Ira, who topped the Civil Services exams in the general category in 2014 has continuously shown that disability is not a roadblock and for her to be subject to these comments is rather shocking. But Ira, typically, chose to be the bigger person.

For anyone who thinks people with disabilities don't have to face anything, as the world is nice and kind - just sharing someone's comments from my Instagram account. A face of cyber-bullying. Unfortunately someone who cannot be bullied is being attempted to be bullied. And this is probably a person who wants to be a Civil Servant. This is why we need Inclusive Schools and this is why we need our education system to focus on producing better human beings more than anything else-Ira Singhal, Deputy Commissioner, North Delhi Municipal Corporation

She added that, such cyber-bullying must not be tolerated. The troller, Bhupesh Jaswal posted an abusive term in Hindi in one of Ira's Instagram posts. Ira reacted saying unless there is inclusive education, such incidents will continue.

Priya Bhargava, a motivational speaker and beauty pageant winner also blames the education system for such attitudes. "Nowadays, almost every second person you meet is active on social media. Isn't it ironical and hilarious that people might not have a job or even a bank account, but definitely a social media account? Cyber bullying, trolling and stalking are often done by people who lack education and fails to differentiate between rights and wrongs. I would blame our education system that fails to create sensitive people in society. We need to channelise energies of our younger generation in doing better things. I strongly feel there must be laws that protect people from cyber bullying".

Clearly, what Ira faced is not an isolated incident. Minority community members are often picked on social media and subject to online abuse. Like for instance, many cases have been reported where members from LGBTQ community even ended their life because they couldn't handle online abuse.

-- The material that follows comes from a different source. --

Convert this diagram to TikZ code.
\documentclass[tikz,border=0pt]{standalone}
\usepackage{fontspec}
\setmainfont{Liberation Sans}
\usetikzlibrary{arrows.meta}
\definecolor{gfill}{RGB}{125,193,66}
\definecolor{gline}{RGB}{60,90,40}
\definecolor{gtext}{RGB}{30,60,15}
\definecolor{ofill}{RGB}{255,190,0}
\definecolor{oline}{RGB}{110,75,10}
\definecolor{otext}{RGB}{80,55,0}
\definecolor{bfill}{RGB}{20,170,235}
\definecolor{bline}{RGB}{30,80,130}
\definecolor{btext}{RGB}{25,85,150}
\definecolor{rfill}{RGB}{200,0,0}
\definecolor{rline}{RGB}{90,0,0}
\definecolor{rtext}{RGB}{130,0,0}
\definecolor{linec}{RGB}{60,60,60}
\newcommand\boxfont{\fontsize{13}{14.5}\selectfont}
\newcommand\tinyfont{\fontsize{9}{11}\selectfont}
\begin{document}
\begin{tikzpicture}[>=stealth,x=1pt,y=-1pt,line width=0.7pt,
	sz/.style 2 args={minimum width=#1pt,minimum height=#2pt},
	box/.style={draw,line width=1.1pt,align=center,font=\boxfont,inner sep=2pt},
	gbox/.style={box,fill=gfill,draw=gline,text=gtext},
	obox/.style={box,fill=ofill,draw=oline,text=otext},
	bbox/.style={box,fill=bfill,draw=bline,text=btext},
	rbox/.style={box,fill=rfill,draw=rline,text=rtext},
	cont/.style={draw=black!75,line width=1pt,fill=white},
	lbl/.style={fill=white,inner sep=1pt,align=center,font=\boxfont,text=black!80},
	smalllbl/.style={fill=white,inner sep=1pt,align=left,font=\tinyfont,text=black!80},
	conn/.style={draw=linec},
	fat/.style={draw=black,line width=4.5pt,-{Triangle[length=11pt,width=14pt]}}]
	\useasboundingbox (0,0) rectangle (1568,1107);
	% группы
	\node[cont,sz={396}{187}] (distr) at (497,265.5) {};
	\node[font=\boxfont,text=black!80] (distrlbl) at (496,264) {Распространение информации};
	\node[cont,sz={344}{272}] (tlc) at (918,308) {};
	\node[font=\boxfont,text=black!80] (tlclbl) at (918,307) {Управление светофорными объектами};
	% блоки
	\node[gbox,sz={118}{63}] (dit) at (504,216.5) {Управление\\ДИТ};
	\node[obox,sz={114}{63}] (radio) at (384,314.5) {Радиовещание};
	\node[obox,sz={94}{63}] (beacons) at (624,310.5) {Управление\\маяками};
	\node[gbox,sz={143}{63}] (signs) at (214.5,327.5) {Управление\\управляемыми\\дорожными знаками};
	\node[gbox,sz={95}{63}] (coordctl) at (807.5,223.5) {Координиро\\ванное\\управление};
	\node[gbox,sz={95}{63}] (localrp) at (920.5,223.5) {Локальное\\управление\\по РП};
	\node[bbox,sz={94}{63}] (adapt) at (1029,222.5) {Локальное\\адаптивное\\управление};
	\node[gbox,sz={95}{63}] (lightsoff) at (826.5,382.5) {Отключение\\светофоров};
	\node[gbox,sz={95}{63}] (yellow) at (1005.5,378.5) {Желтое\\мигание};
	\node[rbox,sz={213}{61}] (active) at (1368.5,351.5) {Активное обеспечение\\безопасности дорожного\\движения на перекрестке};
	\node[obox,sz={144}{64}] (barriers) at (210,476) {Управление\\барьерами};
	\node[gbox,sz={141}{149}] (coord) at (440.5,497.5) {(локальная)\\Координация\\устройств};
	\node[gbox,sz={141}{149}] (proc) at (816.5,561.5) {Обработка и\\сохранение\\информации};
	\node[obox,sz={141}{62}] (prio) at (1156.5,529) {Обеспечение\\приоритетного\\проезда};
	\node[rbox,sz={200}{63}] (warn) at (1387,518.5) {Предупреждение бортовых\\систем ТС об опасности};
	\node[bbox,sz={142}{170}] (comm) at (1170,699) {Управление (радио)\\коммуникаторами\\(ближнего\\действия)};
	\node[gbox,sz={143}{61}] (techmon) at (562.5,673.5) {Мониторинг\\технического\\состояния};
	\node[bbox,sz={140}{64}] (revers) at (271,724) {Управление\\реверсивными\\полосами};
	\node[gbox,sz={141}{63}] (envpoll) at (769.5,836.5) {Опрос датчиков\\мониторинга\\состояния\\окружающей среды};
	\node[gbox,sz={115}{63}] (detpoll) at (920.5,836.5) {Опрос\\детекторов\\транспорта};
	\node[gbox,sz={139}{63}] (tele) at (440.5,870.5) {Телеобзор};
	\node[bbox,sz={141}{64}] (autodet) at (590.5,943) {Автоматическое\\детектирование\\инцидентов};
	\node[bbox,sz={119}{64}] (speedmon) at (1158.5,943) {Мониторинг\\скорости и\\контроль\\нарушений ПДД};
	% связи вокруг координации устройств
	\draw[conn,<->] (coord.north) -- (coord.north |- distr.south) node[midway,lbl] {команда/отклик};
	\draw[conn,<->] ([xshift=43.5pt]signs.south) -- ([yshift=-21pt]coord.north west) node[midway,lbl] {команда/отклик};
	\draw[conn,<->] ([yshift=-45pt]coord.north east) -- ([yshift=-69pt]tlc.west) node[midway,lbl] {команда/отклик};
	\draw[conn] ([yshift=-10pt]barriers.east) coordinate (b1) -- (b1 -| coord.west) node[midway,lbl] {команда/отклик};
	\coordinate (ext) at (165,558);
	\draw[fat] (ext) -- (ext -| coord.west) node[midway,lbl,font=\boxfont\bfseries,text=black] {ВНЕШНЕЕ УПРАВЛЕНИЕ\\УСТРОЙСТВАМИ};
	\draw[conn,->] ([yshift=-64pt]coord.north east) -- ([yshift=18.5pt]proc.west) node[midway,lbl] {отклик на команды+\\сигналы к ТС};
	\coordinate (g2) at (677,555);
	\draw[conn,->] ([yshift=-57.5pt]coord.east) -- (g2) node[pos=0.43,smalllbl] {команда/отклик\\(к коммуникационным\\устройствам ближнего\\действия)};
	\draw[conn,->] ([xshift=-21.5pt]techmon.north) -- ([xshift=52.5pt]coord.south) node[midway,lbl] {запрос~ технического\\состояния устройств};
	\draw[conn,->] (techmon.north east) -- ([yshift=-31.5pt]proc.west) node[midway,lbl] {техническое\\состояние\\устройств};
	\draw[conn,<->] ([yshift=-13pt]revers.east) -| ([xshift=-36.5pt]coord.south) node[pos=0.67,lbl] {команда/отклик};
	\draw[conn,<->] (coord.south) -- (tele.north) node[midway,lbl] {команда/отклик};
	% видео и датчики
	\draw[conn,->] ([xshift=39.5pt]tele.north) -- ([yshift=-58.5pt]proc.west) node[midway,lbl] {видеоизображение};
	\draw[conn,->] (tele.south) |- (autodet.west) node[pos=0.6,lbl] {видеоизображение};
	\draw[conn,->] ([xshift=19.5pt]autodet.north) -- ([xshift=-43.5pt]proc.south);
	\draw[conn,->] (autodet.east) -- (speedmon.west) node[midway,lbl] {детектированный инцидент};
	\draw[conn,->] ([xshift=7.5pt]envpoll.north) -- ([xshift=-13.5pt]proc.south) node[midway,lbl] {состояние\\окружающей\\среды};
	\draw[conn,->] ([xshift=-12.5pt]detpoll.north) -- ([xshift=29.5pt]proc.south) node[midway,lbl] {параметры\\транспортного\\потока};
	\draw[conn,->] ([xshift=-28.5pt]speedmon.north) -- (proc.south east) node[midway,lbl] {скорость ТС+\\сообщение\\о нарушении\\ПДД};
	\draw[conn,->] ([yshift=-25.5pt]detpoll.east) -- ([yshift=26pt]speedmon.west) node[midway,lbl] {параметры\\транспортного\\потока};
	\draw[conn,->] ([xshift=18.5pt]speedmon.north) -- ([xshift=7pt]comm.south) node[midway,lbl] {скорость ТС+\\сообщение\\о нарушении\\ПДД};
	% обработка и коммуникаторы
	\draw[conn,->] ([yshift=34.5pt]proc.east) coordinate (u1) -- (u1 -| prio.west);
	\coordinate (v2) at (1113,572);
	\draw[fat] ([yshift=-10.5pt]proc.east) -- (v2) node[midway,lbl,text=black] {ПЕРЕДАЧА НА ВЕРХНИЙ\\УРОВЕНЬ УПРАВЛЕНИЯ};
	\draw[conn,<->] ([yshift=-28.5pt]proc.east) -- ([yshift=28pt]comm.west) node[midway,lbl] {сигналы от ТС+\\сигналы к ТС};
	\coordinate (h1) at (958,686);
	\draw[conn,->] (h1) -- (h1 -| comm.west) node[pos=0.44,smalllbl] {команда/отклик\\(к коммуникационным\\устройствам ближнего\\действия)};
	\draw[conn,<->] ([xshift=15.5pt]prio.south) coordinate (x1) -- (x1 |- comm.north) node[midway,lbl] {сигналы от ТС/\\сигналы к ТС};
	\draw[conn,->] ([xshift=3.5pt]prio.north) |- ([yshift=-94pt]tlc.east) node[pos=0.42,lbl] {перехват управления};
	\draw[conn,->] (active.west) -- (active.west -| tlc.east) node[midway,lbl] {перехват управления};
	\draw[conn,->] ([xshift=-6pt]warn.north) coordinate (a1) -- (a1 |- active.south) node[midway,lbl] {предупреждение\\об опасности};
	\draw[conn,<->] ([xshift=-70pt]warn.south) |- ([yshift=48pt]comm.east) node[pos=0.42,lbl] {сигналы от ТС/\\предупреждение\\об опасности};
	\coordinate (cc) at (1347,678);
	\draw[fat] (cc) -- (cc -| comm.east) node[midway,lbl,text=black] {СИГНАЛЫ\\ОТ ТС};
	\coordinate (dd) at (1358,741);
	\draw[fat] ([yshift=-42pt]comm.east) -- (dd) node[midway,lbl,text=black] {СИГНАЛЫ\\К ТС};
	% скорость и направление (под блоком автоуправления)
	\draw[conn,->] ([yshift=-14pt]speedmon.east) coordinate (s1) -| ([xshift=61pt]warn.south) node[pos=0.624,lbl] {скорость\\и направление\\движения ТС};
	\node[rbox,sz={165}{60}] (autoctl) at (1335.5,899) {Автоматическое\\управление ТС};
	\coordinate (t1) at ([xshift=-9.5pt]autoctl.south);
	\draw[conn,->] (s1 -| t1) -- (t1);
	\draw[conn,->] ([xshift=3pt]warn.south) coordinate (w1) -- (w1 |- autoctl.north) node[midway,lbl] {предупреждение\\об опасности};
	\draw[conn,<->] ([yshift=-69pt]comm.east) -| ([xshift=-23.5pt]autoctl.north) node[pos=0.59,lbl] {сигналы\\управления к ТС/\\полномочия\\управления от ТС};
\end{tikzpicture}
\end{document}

"There are lot of queer people who have ended up committing suicide because of cyber bullying. The rule states that cyber bullies must be reported. But it is a known fact that unless you know someone from the police department or runs behind the case, justice will not be served to the victim", says Rajashree Raju of Queerela, a group that supports LGBTQ rights.

Ira says she is not going to take any action against the person who trolled her. But the incident underlines the need for implementation of tough laws against such instances of cyber bullying.